If you would rather enjoy your salad between two pieces of bread, check out the veggie banh mi. The sandwich features a sourdough baguette from Tiller Baking, local pickled veggies, fresh herbs, roasted mushrooms and a spicy tangy sauce.
Church and Union
Typically a wedge salad is loaded with ranch dressing, bacon and bleu cheese, but Church and Union has a lighter take on this classic that is perfect for summer. Instead of a chunk of iceberg lettuce, the New American restaurant utilizes little gem lettuce from Vertical Roots right here in Charleston.
The wedge salad has been a staple on the menu for so long because of the variety of textures and toppings. Church and Union accomplishes this with crunchy toasted pumpkin seeds, tender braised red and gold beets, juicy grapefruit segments and crumbled cotija cheese, with a creamy, but light dressing.
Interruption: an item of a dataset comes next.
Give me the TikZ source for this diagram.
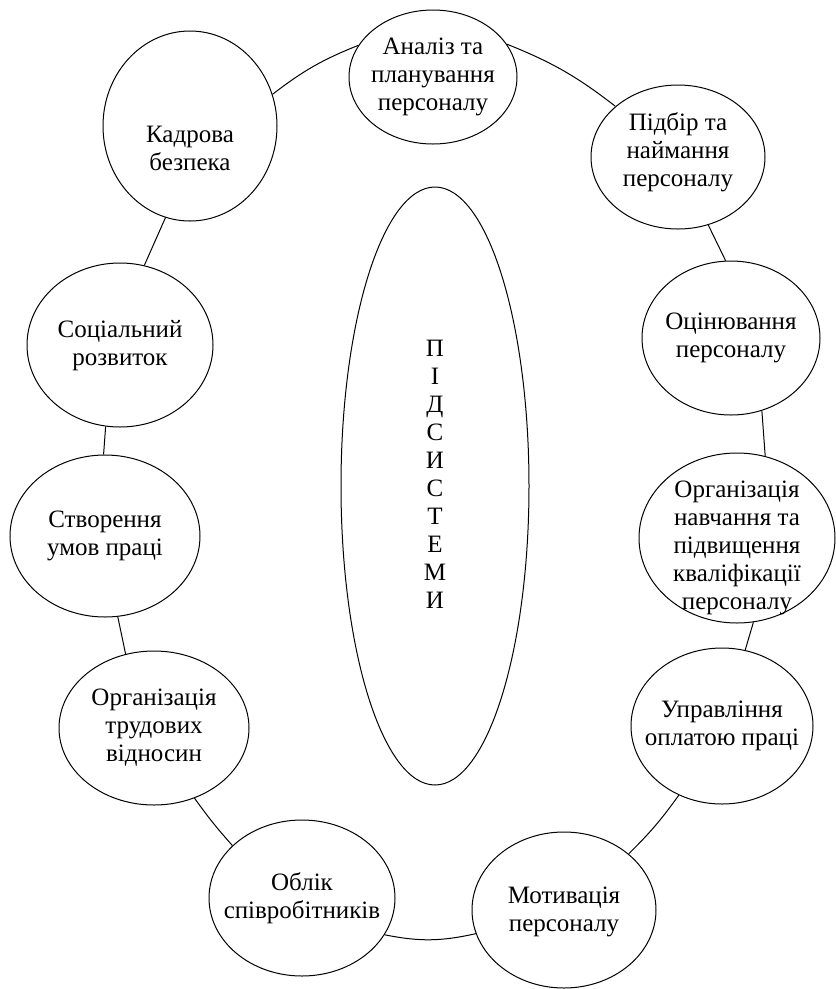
\documentclass[tikz,border=0pt]{standalone}
\usepackage{fontspec}
\setmainfont{Liberation Serif}
\usetikzlibrary{shapes.geometric}

\begin{document}
\begin{tikzpicture}[
    x=1pt, y=-1pt,
    sub/.style 2 args={ellipse, draw, fill=white, line width=1pt, inner sep=0pt, minimum width=#1pt, minimum height=#2pt},
    txt/.style={align=center, inner sep=0pt, font=\fontsize{25}{28}\selectfont},
    link/.style={line width=1pt}
]
    \useasboundingbox (0,0) rectangle (836,989);

    % centre
    \node[sub={188}{598}] (core) at (435,486) {};
    \node[txt] (core-t) at (435,474) {П\\І\\Д\\С\\И\\С\\Т\\Е\\М\\И};

    % subsystems round the ring
    \node[sub={168}{134}] (analiz) at (433,77) {};
    \node[txt] (analiz-t) at (analiz) {Аналіз та\\планування\\персоналу};

    \node[sub={174}{144}] (pidbir) at (678,157) {};
    \node[txt] (pidbir-t) at (678,152) {Підбір та\\наймання\\персоналу};

    \node[sub={178}{154}] (otsin) at (731,338) {};
    \node[txt] (otsin-t) at (otsin) {Оцінювання\\персоналу};

    \node[sub={196}{170}] (navch) at (737,538) {};
    \node[txt] (navch-t) at (737,548) {Організація\\навчання та\\підвищення\\кваліфікації\\персоналу};

    \node[sub={182}{156}] (oplata) at (722,726) {};
    \node[txt] (oplata-t) at (oplata) {Управління\\оплатою праці};

    \node[sub={184}{156}] (motyv) at (564,910) {};
    \node[txt] (motyv-t) at (564,912) {Мотивація\\персоналу};

    \node[sub={186}{156}] (oblik) at (302,898) {};
    \node[txt] (oblik-t) at (oblik) {Облік\\співробітників};

    \node[sub={190}{154}] (trud) at (154,728) {};
    \node[txt] (trud-t) at (trud) {Організація\\трудових\\відносин};

    \node[sub={190}{162}] (umovy) at (105,536) {};
    \node[txt] (umovy-t) at (umovy) {Створення\\умов праці};

    \node[sub={186}{164}] (sotsial) at (120,345) {};
    \node[txt] (sotsial-t) at (120,346) {Соціальний\\розвиток};

    \node[sub={174}{190}] (bezpeka) at (190,126) {};
    \node[txt] (bezpeka-t) at (190,148) {Кадрова\\безпека};

    % ring
    \draw[link] (bezpeka.21) to[bend left=8] (analiz.157);
    \draw[link] (analiz.24) to[bend left=8] (pidbir.141);
    \draw[link] (pidbir.294) -- (otsin.94);
    \draw[link] (otsin.293) -- (navch.71);
    \draw[link] (navch.281) -- (oplata.73);
    \draw[link] (oplata.238) to[bend left=5] (motyv.41);
    \draw[link] (motyv.195) to[bend left=12] (oblik.336);
    \draw[link] (oblik.143) to[bend left=3] (trud.300);
    \draw[link] (trud.111) -- (umovy.279);
    \draw[link] (umovy.91) -- (sotsial.260);
    \draw[link] (sotsial.73) -- (bezpeka.255);
\end{tikzpicture}
\end{document}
“The salad dressing is a copycat of my favorite salad at my favorite Mexican restaurant from my hometown of Simi Valley, California,” said executive chef Alex Spencer. “It closed down a few years ago and it’s nice to have that taste of home while I’m at work.”
The dressing is a mix of cilantro, jalapenos, lime juice, red wine vinegar, pumpkin seeds, cotija cheese and a touch of mayonnaise for creaminess. To plate it, the little gem lettuce is simply cut in half, the toppings are scattered on top and the dressing is draped over the lettuce.
“It’s enjoyable in the summer because of the bright balance of flavor from all the toppings and the nice crisp crunch from the lettuce,” Spencer said.